A huge poop just came out so quickly I couldn't stop it.
I felt a huge relief, but the regret came instantly. There I was with a huge poop stuck between my butt and my bikini bottoms, like a bizarre backward boner. I was paralized, staring at all those kids playing around me, not knowing what to do, with my cousins calling me back to play with them.
"I'm too tired" - I kept saying while praying that no one would come close to me. My luck was that my poop was so dry from being held in for days that nothing leaked, it just sat there being kept by my bikini, touching my butt cheeks.
I was desperately searching for a solution. I couldn't get out of the pool like that, all the nannies and parents were sitting around the pool watching the kids, there was no way they wouldn't see me, no discreet exit. And I already knew that adults are even worse gossipers than children, soon I would be known as the kid who pooped in the pool, forever shamed.

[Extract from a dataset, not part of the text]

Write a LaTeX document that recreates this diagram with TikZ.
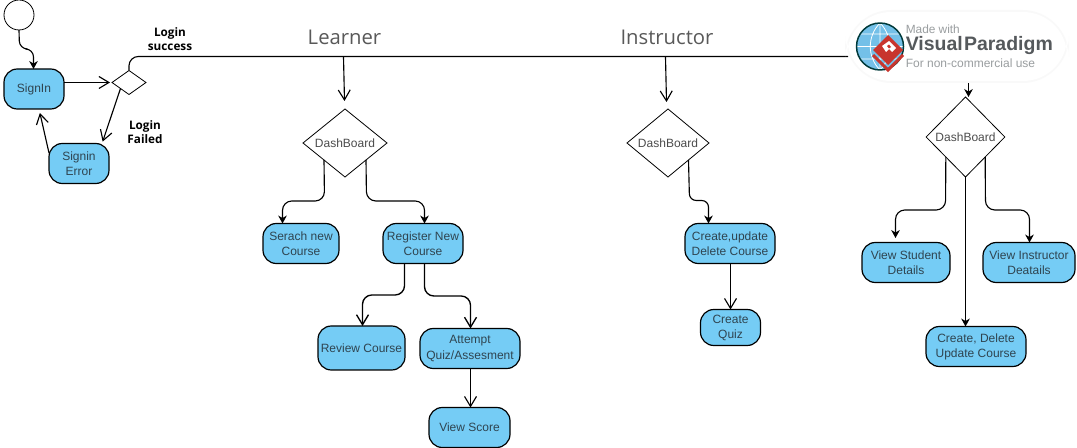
\documentclass[tikz,border=0pt]{standalone}
\usepackage{fontspec}
\setmainfont{Liberation Sans}
\newfontfamily\lblfont{Open Sans}
\usetikzlibrary{arrows.meta,shapes.geometric}
\definecolor{fillblue}{HTML}{75CCF5}
\definecolor{txt}{HTML}{2F4450}
\definecolor{vpred}{HTML}{C8352E}
\definecolor{vpblue}{HTML}{74C0E8}
\definecolor{vpgray}{HTML}{55595C}
\definecolor{vplight}{HTML}{9A9EA0}
\tikzset{
 x=0.75pt,y=-0.75pt,
 act/.style={draw=black,line width=0.9pt,fill=fillblue,rounded corners=10pt,inner sep=0pt,outer sep=0pt,align=center,text=txt,font=\fontsize{9pt}{11.3pt}\selectfont},
 dec/.style={draw=black,line width=0.6pt,fill=white,diamond,aspect=1.15,inner sep=0pt,outer sep=0pt,text=black!70,font=\fontsize{9pt}{10pt}\selectfont},
 openarr/.style={-{Straight Barb[length=7.5pt,width=9pt]},line width=0.85pt,rounded corners=7pt},
 solidarr/.style={-{Stealth[length=6pt,width=6.5pt]},line width=0.85pt,rounded corners=7pt},
 head/.style={text=black!65,font=\lblfont\fontsize{15.2pt}{17pt}\selectfont},
 cond/.style={align=center,font=\lblfont\bfseries\fontsize{8.8pt}{10.4pt}\selectfont}
}
\newcommand{\abox}[6]{\node[act,minimum width=#4*0.75pt,minimum height=#5*0.75pt] (#1) at (#2,#3) {#6};}
\begin{document}
\begin{tikzpicture}
\useasboundingbox (0,0) rectangle (1077,448);
\fill[white] (0,0) rectangle (1077,448);
% start and login
\node[draw=black,line width=0.6pt,fill=white,circle,minimum size=22.5pt,inner sep=0pt,outer sep=0pt] (start) at (19,15) {};
\abox{signin}{34}{89}{60}{40}{SignIn}
\abox{err}{79}{163.5}{60}{40}{Signin\\Error}
\node[dec,minimum width=25.5pt,minimum height=18pt,aspect=1.4] (login) at (129,82.5) {};
\coordinate (busend) at (848,56.5);
\draw[line width=0.85pt,rounded corners=7pt] (login.north) -- (129,56.5) -- (busend);
\draw[solidarr,rounded corners=6pt] (start.south) -- (19.5,49) -- (33.5,49) -- (signin.north -| 33.5,0);
\draw[openarr,shorten >=1.5pt] (signin.east |- login.west) -- (login.west);
\draw[openarr,shorten >=1.5pt] (login.south west) -- (err.north -| 102,0);
\draw[openarr,shorten >=3pt] (err.west |- 0,153) -- (signin.south -| 39,0);
\node[cond] (ok) at (170,39) {Login\\success};
\node[cond] (fail) at (145,132) {Login\\Failed};
% learner
\node[head] (learner) at (344.5,37) {Learner};
\node[dec,minimum width=63pt,minimum height=51pt] (d1) at (345,143) {DashBoard};
\abox{search}{301}{243.5}{76}{40}{Serach new\\Course}
\abox{reg}{423}{243.5}{80}{40}{Register New\\Course}
\abox{rev}{361.5}{348}{87}{44}{Review Course}
\abox{att}{470}{348.5}{100}{40}{Attempt\\Quiz/Assesment}
\abox{score}{469.5}{427.5}{81}{40}{View Score}
\coordinate (l1) at (343.5,57);
\coordinate (t1) at (344.5,101);
\draw[openarr] (l1) -- (t1);
\draw[solidarr] (d1.south west) -- (324.5,201) -- (282.5,201) -- (search.north -| 282.5,0);
\draw[solidarr] (d1.south east) -- (366.5,201) -- (424.5,201) -- (reg.north -| 424.5,0);
\draw[openarr,line width=1pt] (reg.south -| 404.5,0) -- (404.5,295) -- (362.5,295) -- (rev.north -| 362.5,0);
\draw[openarr,line width=1pt] (reg.south -| 424.5,0) -- (424.5,296) -- (470.5,296) -- (att.north -| 470.5,0);
\draw[openarr] (att.south -| 470.5,0) -- (score.north -| 470.5,0);
% instructor
\node[head] (instr) at (667,37) {Instructor};
\node[dec,minimum width=61.5pt,minimum height=51pt] (d2) at (668,143) {DashBoard};
\abox{cud}{730}{243.5}{90}{40}{Create,update\\Delete Course}
\abox{quiz}{730.5}{327.5}{60}{36}{Create\\Quiz}
\coordinate (l2) at (665.5,57);
\coordinate (t2) at (666.5,102);
\draw[openarr] (l2) -- (t2);
\draw[solidarr,rounded corners=5pt] (d2.south east) -- (689.5,200.5) -- (708.5,200.5) -- (cud.north -| 708.5,0);
\draw[openarr] (cud.south -| 730.5,0) -- (quiz.north -| 730.5,0);
% admin
\node[dec,minimum width=59pt,minimum height=60pt] (d3) at (965.5,137) {DashBoard};
\abox{vs}{906}{262.5}{88}{40}{View Student\\Details}
\abox{vi}{1029}{262.5}{92}{40}{View Instructor\\Deatails}
\abox{cdu}{976}{346.5}{100}{40}{Create, Delete\\Update Course}
\coordinate (l3) at (968.5,81);
\draw[solidarr] (l3) -- (d3.north -| 968.5,0);
\draw[solidarr] (d3.south west) -- (945.5,210) -- (895.5,210) -- (895.5,238);
\draw[solidarr] (d3.south east) -- (985.5,210) -- (1029.5,210) -- (vi.north -| 1029.5,0);
\draw[solidarr] (d3.south) -- (cdu.north -| 965.5,0);
% badge
\fill[black!2.5,rounded corners=35pt] (845,10) rectangle (1069,83);
\fill[white,rounded corners=33pt] (847,12) rectangle (1067,81);
\fill[vpblue] (880,46.5) circle (23.5);
\draw[white,line width=0.6pt] (880,23) -- (880,70) (856.5,46.5) -- (903.5,46.5) (860,34) -- (900,34) (860,59) -- (900,59) (880,23) to[bend left=45] (880,70) (880,23) to[bend right=45] (880,70);
\draw[black!55!teal,line width=1.1pt] (880,46.5) circle (23.5);
\draw[vpred,line width=2.2pt,line join=miter] (873,55) -- (888,70) -- (903,55);
\fill[vpred] (888,35) -- (903,50) -- (888,65) -- (873,50) -- cycle;
\fill[white] (882,46) -- (889,41) -- (896,48) -- (892,52) -- (889,49) -- (886,52) -- cycle;
\fill[vpred] (887,46) -- (889,44.5) -- (891,47) -- (889,48.5) -- cycle;
\node[anchor=west,text=vplight,inner sep=0pt,font=\fontsize{8.9pt}{10pt}\selectfont] (vp1) at (905.5,29.5) {Made with};
\node[anchor=west,text=vpgray,inner sep=0pt,font=\bfseries\fontsize{14.6pt}{17pt}\selectfont] (vp2) at (905.5,46) {Visual\kern1pt Paradigm};
\node[anchor=west,text=vplight,inner sep=0pt,font=\fontsize{9pt}{10pt}\selectfont] (vp3) at (905.5,63) {For non-commercial use};
\end{tikzpicture}
\end{document}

Maybe if I took a towel to cover myself... but there was no towel close enough for me to grab, and I was trying to move as little as possible.
I started looking for the pool drain, maybe I could open it and put the poop discreetly inside, but it was all the way across the pool and a bunch of older kids ware hanging out there.
I must have been there for about 20 minutes, dodging everyone who came close to me, beginning to feel that I was doomed. When my aunt told us it was lunchtime and my cousins started getting out of the pool, I panicked. What I was gonna do!?
So I did the unthinkable. I took advantage of the distraction of people getting out to reach their towels to quickly drop the poop out of my bikini bottom and move away. I left the poop right there in the bottom of the shallow pool, among those little kids, and didn't look back once. I was the first one to leave the pool area, swearing I would never go back to my aunt's after that day, ever again.
As we had lunch on the 11th floor, I looked down from window many times to watch those people in the pool swimming with my poop, absolutely terrified that they would find it and figure out it was mine. I was in pure agony until my mom picked me up by the end of the day.
But never going back there would be a hard promise to keep, since my mother had to work and I was on school vacation, so she used to drop me there with my aunt and cousins quite a lot, and a couple of days later I was back there again.
As I entered my aunt's living room I went right to the window, as discretely as possible, to see if the little brown spot in the bottow of the pool was still there. But the huge trapezium shaped pool was completely empty.
In my most carefully distracted voice, I asked my cousin if we were going to the pool that morning, eager to know if my crime had been revealed. "Some freak pooped in the pool!" she said, "A huge one, right in the little kid's area. Can you believe it? It's the most disgusting thing ever! They had to empty the pool to clean it.".
Everyone expressed their disgust at the poop freak that morning at my aunts' house, guessing which neighbor did it. But thankfully I was not suspected, and by the end of the discussion, everyone seemed to agree that It must have been a small kid, although no one understood how such a huge poop could fit into one.